No. 200ms is a far cry from 20ms.

> 
> > 
> > I think all we need is controlling pelt halflife and this one to tune the
> > system to the desired trade-off.
> > 
> >>
> >> * The schedutil up/down filter thing has been already naked in Nov 2016.
> >> IMHO, this is where util_est was initially discussed as an alternative.
> > 
> > Well, I don't see anyone not using a down filter. So I'm not sure util_est has
> > been a true alternative.
> 
> Definitely not in down direction. util_est is 0 w/o any runnable tasks. 
> And blocked utilization is decaying much faster than your 20ms down rate 
> limit.

Okay I'll keep this in mind when looking at this in the future. Maybe there's
something fishy in there that we could improve.

> 
> >> We have it in mainline as well, but one value (default 10ms) for both
> >> directions. There was discussion to map it to the driver's
> >> translation_latency instead.
> > 
> > Which can be filled wrong sometimes :(
> > 
> >>
> >> In Pixel7 you use 0.5ms up and `5/20/20ms` down for `little/medium/big`.
> >>
> >> So on `up` your rate is as small as possible (only respecting the
> >> driver's translation_latency) but on `down` you use much more than that. 
> >>
> >> Why exactly do you have this higher value on `down`? My hunch is
> >> scenarios in which the CPU (all CPUs in the freq. domain) goes idle,
> >> so util_est is 0 and the blocked utilization is decaying (too fast,
> >> 4ms (250Hz) versus 20ms?). So you don't want to ramp-up frequency
> >> again when the CPU wakes up in those 20ms?   
> > 
> > The down filter prevents changing the frequency to a lower value. So it's
> > a holding function to keep the residency at a higher frequency for at least
> > 20ms. It is, sort of, similar to the max() functions you used above. The max
> > function will allow you to follow the fasting ramping up signal on the way up,
> > and the slowest ramping down one on the way down.
> > 
> > I think this is more deterministic way to do it.
> 
> But a faster PELT wouldn't help here, quite the opposite.

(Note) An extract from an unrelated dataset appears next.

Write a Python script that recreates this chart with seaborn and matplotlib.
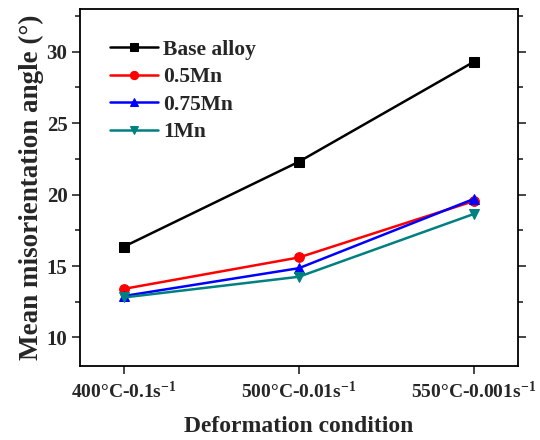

I didn't mention PELT here. I was comparing util_est max() to the filter in
schedutil.

> [...]
> 
> >>>> Also IIUC Dietmar's results, the problem seems more linked to the
> >>>> selection of a higher freq than increasing the utilization;
> >>>> runnable_avg tests give similar perf results than shorter half life
> >>>> and better power consumption.
> >>>
> >>> Does it ramp down faster too?
> >>
> >> Not sure why you are interested in this? Can't be related to the
> >> `driving DVFS` functionality discussed above.
> > 
> > If you change the reaction time to be more aggressive in going up, then it's
> > only natural to have it symmetrical so your residency on the power hungry OPPs
> > don't go over the roof and end up with thermal and power issues.
> 
> But you apply this 20ms down rate limit on the big cores too?
> 
> > I am concerned about us biasing towrads perf first too much and not enabling
> > sys admins to select a proper trade off for their system and use case. Which
> > are not static. The workloads the system needs to accommodate to are abundant
> > and operating conditions could change. And the diversity of hardware available
> > out there is huge - I am not sure how can we expect we can have one response to
> > accommodate for all of them.
> > 
> > What I'm trying to push for here is that we should look at the chain as one
> > unit. And we should consider that there's important trade-off to be had here;
> > having a sensible default doesn't mean the user shouldn't be allowed to select
> > a different trade-off. I'm not sure the problem can be generalized and fixed
> > automatically. But happy to be proven wrong of course :-)
> > 
> > FWIW, I'm trying to tweak all these knobs and study their impact. Do you mind
> > pasting the patch for load_avg consideration so I can take it into account too
> > in my experiments?
> 
> Just posted it:
> 
> https://lkml.kernel.org/r/20230406155030.1989554-1-dietmar.eggemann@arm.com

Thanks a lot! I'll revisit the whole story taking into account the relationship
with all these other controls. I will need sometime though. But I will get back
with some data hopefully to help us pave the right way. I think we shredded
this thread to pieces enough :)


Thanks!

--
Qais Yousef